The request
Repeat the lines below exactly as they appear, but leave out the images.

Data segment
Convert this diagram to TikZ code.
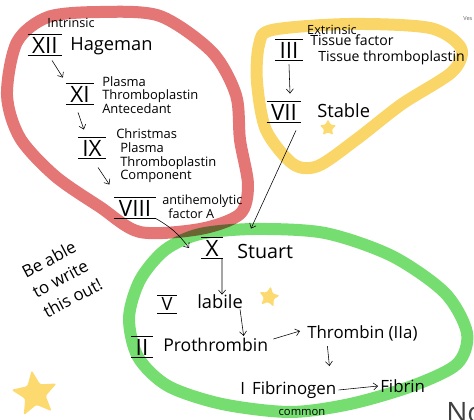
\documentclass[tikz,border=0pt]{standalone}
\usepackage{fontspec}
\setmainfont{Open Sans}
\usetikzlibrary{shapes.geometric,arrows.meta}

\definecolor{intrred}{RGB}{228,118,118}
\definecolor{extryellow}{RGB}{250,214,104}
\definecolor{commgreen}{RGB}{118,222,112}
\definecolor{staryellow}{RGB}{252,218,112}

\newcommand{\fsz}[2]{\fontsize{#1}{#2}\selectfont}

\tikzset{
  band/.style={line width=3mm, line join=round},
  numeral/.style={font=\fsz{16}{19}, inner xsep=3pt, inner ysep=1.5pt,
    append after command={(\tikzlastnode.north west) edge (\tikzlastnode.north east)
      (\tikzlastnode.south west) edge (\tikzlastnode.south east)}},
  hand/.style={inner sep=0pt, align=left, anchor=west},
  flow/.style={-{Straight Barb[length=3pt,width=5pt]}, thin},
  starry/.style={star, star points=5, star point ratio=2.2, fill=staryellow, rounded corners=1.5pt, inner sep=0pt}
}

\begin{document}
\begin{tikzpicture}[x=0.25mm,y=-0.25mm]
\useasboundingbox (0,0) rectangle (474,420);

  % the three loops
  \draw[band, commgreen] plot[smooth cycle] coordinates {(200,234) (255,229) (325,233) (392,256) (445,293) (467,333) (457,364) (412,386) (350,404) (290,412) (222,404) (168,386) (138,357) (129,318) (140,280) (165,250)};
  \begin{scope}[blend mode=multiply]
  \draw[band, intrred] plot[smooth cycle] coordinates {(100,12) (48,17) (17,42) (7,95) (20,138) (55,176) (100,207) (140,232) (200,229) (240,214) (248,185) (240,140) (236,95) (212,52) (160,16)};
  \end{scope}
  \draw[band, extryellow] plot[smooth cycle] coordinates {(272,30) (350,24) (430,28) (461,48) (452,72) (402,104) (357,139) (318,166) (293,164) (266,130) (257,82) (259,45)};

  % stars
  \node[starry, minimum size=48*0.25mm, rotate=8] (bigstar) at (35,394) {};
  \node[starry, minimum size=22*0.25mm, rotate=-10] (greenstar) at (269,297) {};
  \node[starry, minimum size=18*0.25mm] (yellowstar) at (328,128) {};

  % intrinsic
  \coordinate (XIIc) at (45,45);
  \coordinate (XIc) at (80,94);
  \coordinate (IXc) at (92,148);
  \coordinate (VIIIc) at (135,208);

  \node[font=\fsz{9}{11}] (intr) at (71,23) {Intrinsic};
  \node[numeral] (xii) at (XIIc) {XII};
  \node[hand, font=\fsz{13}{15}] (hag) at (70,46) {Hageman};
  \node[numeral] (xi) at (XIc) {XI};
  \node[hand, font=\fsz{9.2}{9.7}] (xitxt) at (102,95) {Plasma\\Thromboplastin\\Antecedant};
  \node[numeral] (ix) at (IXc) {IX};
  \node[hand, font=\fsz{9.2}{9.7}] (ixtxt) at (116,156) {Christmas\\\hspace*{1mm}Plasma\\\hspace*{1mm}Thromboplastin\\\hspace*{1mm}Component};
  \node[numeral] (viii) at (VIIIc) {VIII};
  \node[hand, font=\fsz{9}{10}] (viiitxt) at (162,207) {antihemolytic\\\hspace*{1.5mm}factor A};

  \draw[flow] ([shift={(1.75mm,-1.25mm)}]xii.south) -- ([shift={(-0.75mm,1.5mm)}]xi.north west);
  \draw[flow] ([shift={(-0.5mm,-2mm)}]xi.south) -- ([shift={(1.5mm,2mm)}]ix.north west);
  \draw[flow] ([shift={(1.5mm,-2.25mm)}]ix.south) -- ([shift={(-1.25mm,3.25mm)}]viii.north west);

  % extrinsic
  \coordinate (IIIc) at (289,50);
  \coordinate (VIIc) at (284,112);

  \node[font=\fsz{9}{11}] (extr) at (332,30) {Extrinsic};
  \node[numeral] (iii) at (IIIc) {III};
  \node[hand, font=\fsz{10}{11}] (iiitxt) at (310,50) {Tissue factor\\\hspace*{2mm}Tissue thromboplastin};
  \node[numeral] (vii) at (VIIc) {VII};
  \node[hand, font=\fsz{13}{15}] (stab) at (317,111) {Stable};

  \draw[flow] ([yshift=-1mm]iii.south) -- ([shift={(1.5mm,2mm)}]vii.north);

  % common
  \coordinate (Xc) at (212,248);
  \coordinate (Vc) at (167,304);
  \coordinate (IIc) at (142,347);

  \node[numeral] (x) at (Xc) {X};
  \node[hand, font=\fsz{14}{16}] (stu) at (237,251) {Stuart};
  \node[numeral, font=\fsz{13}{15}] (v) at (Vc) {V};
  \node[hand, font=\fsz{13}{15}] (lab) at (197,302) {labile};
  \node[numeral] (ii) at (IIc) {II};
  \node[hand, font=\fsz{12.5}{14}] (pro) at (163,345) {Prothrombin};
  \node[hand, font=\fsz{12}{14}] (thr) at (307,333) {Thrombin (IIa)};
  \node[hand, font=\fsz{12}{14}] (fbg) at (240,390) {I\, Fibrinogen};
  \node[hand, font=\fsz{12}{14}] (fib) at (380,386) {Fibrin};
  \node[font=\fsz{8}{10}] (comm) at (302,412) {common};

  \draw[flow] (viii.south east) to[bend left=12] ([xshift=-3mm]x.west);
  \draw[flow] ([shift={(3mm,-2mm)}]vii.south) -- ([shift={(7mm,2.25mm)}]x.north east);
  \draw[flow] ([xshift=2.5mm]x.south) -- ([xshift=0.5mm]lab.north);
  \draw[flow] ([xshift=5mm]lab.south) -- ([xshift=7mm,yshift=0.5mm]pro.north);
  \draw[flow] ([shift={(1.25mm,1.5mm)}]pro.east) -- ([shift={(-1.75mm,0.5mm)}]thr.west);
  \draw[flow] ([shift={(-8.75mm,-1.25mm)}]thr.south) -- ([shift={(-8.25mm,-6.25mm)}]thr.south);
  \draw[flow] ([xshift=0.5mm]fbg.east) -- ([xshift=-0.5mm]fib.west);

  % side notes
  \node[rotate=28, align=left, font=\fsz{12}{16}] (note) at (62,278) {Be able\\to write\\this out!};
  \node[hand, font=\fsz{20}{22}, text=black!75] (nopart) at (446,413) {No};
  \node[hand, font=\fsz{4}{5}, text=black!60] (vespart) at (463,19) {Ves};
\end{tikzpicture}
\end{document}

Expected output
Convert this diagram to TikZ code.
\documentclass[tikz,border=0pt]{standalone}
\usepackage{fontspec}
\setmainfont{Open Sans}
\usetikzlibrary{shapes.geometric,arrows.meta}

\definecolor{intrred}{RGB}{228,118,118}
\definecolor{extryellow}{RGB}{250,214,104}
\definecolor{commgreen}{RGB}{118,222,112}
\definecolor{staryellow}{RGB}{252,218,112}

\newcommand{\fsz}[2]{\fontsize{#1}{#2}\selectfont}

\tikzset{
  band/.style={line width=3mm, line join=round},
  numeral/.style={font=\fsz{16}{19}, inner xsep=3pt, inner ysep=1.5pt,
    append after command={(\tikzlastnode.north west) edge (\tikzlastnode.north east)
      (\tikzlastnode.south west) edge (\tikzlastnode.south east)}},
  hand/.style={inner sep=0pt, align=left, anchor=west},
  flow/.style={-{Straight Barb[length=3pt,width=5pt]}, thin},
  starry/.style={star, star points=5, star point ratio=2.2, fill=staryellow, rounded corners=1.5pt, inner sep=0pt}
}

\begin{document}
\begin{tikzpicture}[x=0.25mm,y=-0.25mm]
\useasboundingbox (0,0) rectangle (474,420);

  % the three loops
  \draw[band, commgreen] plot[smooth cycle] coordinates {(200,234) (255,229) (325,233) (392,256) (445,293) (467,333) (457,364) (412,386) (350,404) (290,412) (222,404) (168,386) (138,357) (129,318) (140,280) (165,250)};
  \begin{scope}[blend mode=multiply]
  \draw[band, intrred] plot[smooth cycle] coordinates {(100,12) (48,17) (17,42) (7,95) (20,138) (55,176) (100,207) (140,232) (200,229) (240,214) (248,185) (240,140) (236,95) (212,52) (160,16)};
  \end{scope}
  \draw[band, extryellow] plot[smooth cycle] coordinates {(272,30) (350,24) (430,28) (461,48) (452,72) (402,104) (357,139) (318,166) (293,164) (266,130) (257,82) (259,45)};

  % stars
  \node[starry, minimum size=48*0.25mm, rotate=8] (bigstar) at (35,394) {};
  \node[starry, minimum size=22*0.25mm, rotate=-10] (greenstar) at (269,297) {};
  \node[starry, minimum size=18*0.25mm] (yellowstar) at (328,128) {};

  % intrinsic
  \coordinate (XIIc) at (45,45);
  \coordinate (XIc) at (80,94);
  \coordinate (IXc) at (92,148);
  \coordinate (VIIIc) at (135,208);

  \node[font=\fsz{9}{11}] (intr) at (71,23) {Intrinsic};
  \node[numeral] (xii) at (XIIc) {XII};
  \node[hand, font=\fsz{13}{15}] (hag) at (70,46) {Hageman};
  \node[numeral] (xi) at (XIc) {XI};
  \node[hand, font=\fsz{9.2}{9.7}] (xitxt) at (102,95) {Plasma\\Thromboplastin\\Antecedant};
  \node[numeral] (ix) at (IXc) {IX};
  \node[hand, font=\fsz{9.2}{9.7}] (ixtxt) at (116,156) {Christmas\\\hspace*{1mm}Plasma\\\hspace*{1mm}Thromboplastin\\\hspace*{1mm}Component};
  \node[numeral] (viii) at (VIIIc) {VIII};
  \node[hand, font=\fsz{9}{10}] (viiitxt) at (162,207) {antihemolytic\\\hspace*{1.5mm}factor A};

  \draw[flow] ([shift={(1.75mm,-1.25mm)}]xii.south) -- ([shift={(-0.75mm,1.5mm)}]xi.north west);
  \draw[flow] ([shift={(-0.5mm,-2mm)}]xi.south) -- ([shift={(1.5mm,2mm)}]ix.north west);
  \draw[flow] ([shift={(1.5mm,-2.25mm)}]ix.south) -- ([shift={(-1.25mm,3.25mm)}]viii.north west);

  % extrinsic
  \coordinate (IIIc) at (289,50);
  \coordinate (VIIc) at (284,112);

  \node[font=\fsz{9}{11}] (extr) at (332,30) {Extrinsic};
  \node[numeral] (iii) at (IIIc) {III};
  \node[hand, font=\fsz{10}{11}] (iiitxt) at (310,50) {Tissue factor\\\hspace*{2mm}Tissue thromboplastin};
  \node[numeral] (vii) at (VIIc) {VII};
  \node[hand, font=\fsz{13}{15}] (stab) at (317,111) {Stable};

  \draw[flow] ([yshift=-1mm]iii.south) -- ([shift={(1.5mm,2mm)}]vii.north);

  % common
  \coordinate (Xc) at (212,248);
  \coordinate (Vc) at (167,304);
  \coordinate (IIc) at (142,347);

  \node[numeral] (x) at (Xc) {X};
  \node[hand, font=\fsz{14}{16}] (stu) at (237,251) {Stuart};
  \node[numeral, font=\fsz{13}{15}] (v) at (Vc) {V};
  \node[hand, font=\fsz{13}{15}] (lab) at (197,302) {labile};
  \node[numeral] (ii) at (IIc) {II};
  \node[hand, font=\fsz{12.5}{14}] (pro) at (163,345) {Prothrombin};
  \node[hand, font=\fsz{12}{14}] (thr) at (307,333) {Thrombin (IIa)};
  \node[hand, font=\fsz{12}{14}] (fbg) at (240,390) {I\, Fibrinogen};
  \node[hand, font=\fsz{12}{14}] (fib) at (380,386) {Fibrin};
  \node[font=\fsz{8}{10}] (comm) at (302,412) {common};

  \draw[flow] (viii.south east) to[bend left=12] ([xshift=-3mm]x.west);
  \draw[flow] ([shift={(3mm,-2mm)}]vii.south) -- ([shift={(7mm,2.25mm)}]x.north east);
  \draw[flow] ([xshift=2.5mm]x.south) -- ([xshift=0.5mm]lab.north);
  \draw[flow] ([xshift=5mm]lab.south) -- ([xshift=7mm,yshift=0.5mm]pro.north);
  \draw[flow] ([shift={(1.25mm,1.5mm)}]pro.east) -- ([shift={(-1.75mm,0.5mm)}]thr.west);
  \draw[flow] ([shift={(-8.75mm,-1.25mm)}]thr.south) -- ([shift={(-8.25mm,-6.25mm)}]thr.south);
  \draw[flow] ([xshift=0.5mm]fbg.east) -- ([xshift=-0.5mm]fib.west);

  % side notes
  \node[rotate=28, align=left, font=\fsz{12}{16}] (note) at (62,278) {Be able\\to write\\this out!};
  \node[hand, font=\fsz{20}{22}, text=black!75] (nopart) at (446,413) {No};
  \node[hand, font=\fsz{4}{5}, text=black!60] (vespart) at (463,19) {Ves};
\end{tikzpicture}
\end{document}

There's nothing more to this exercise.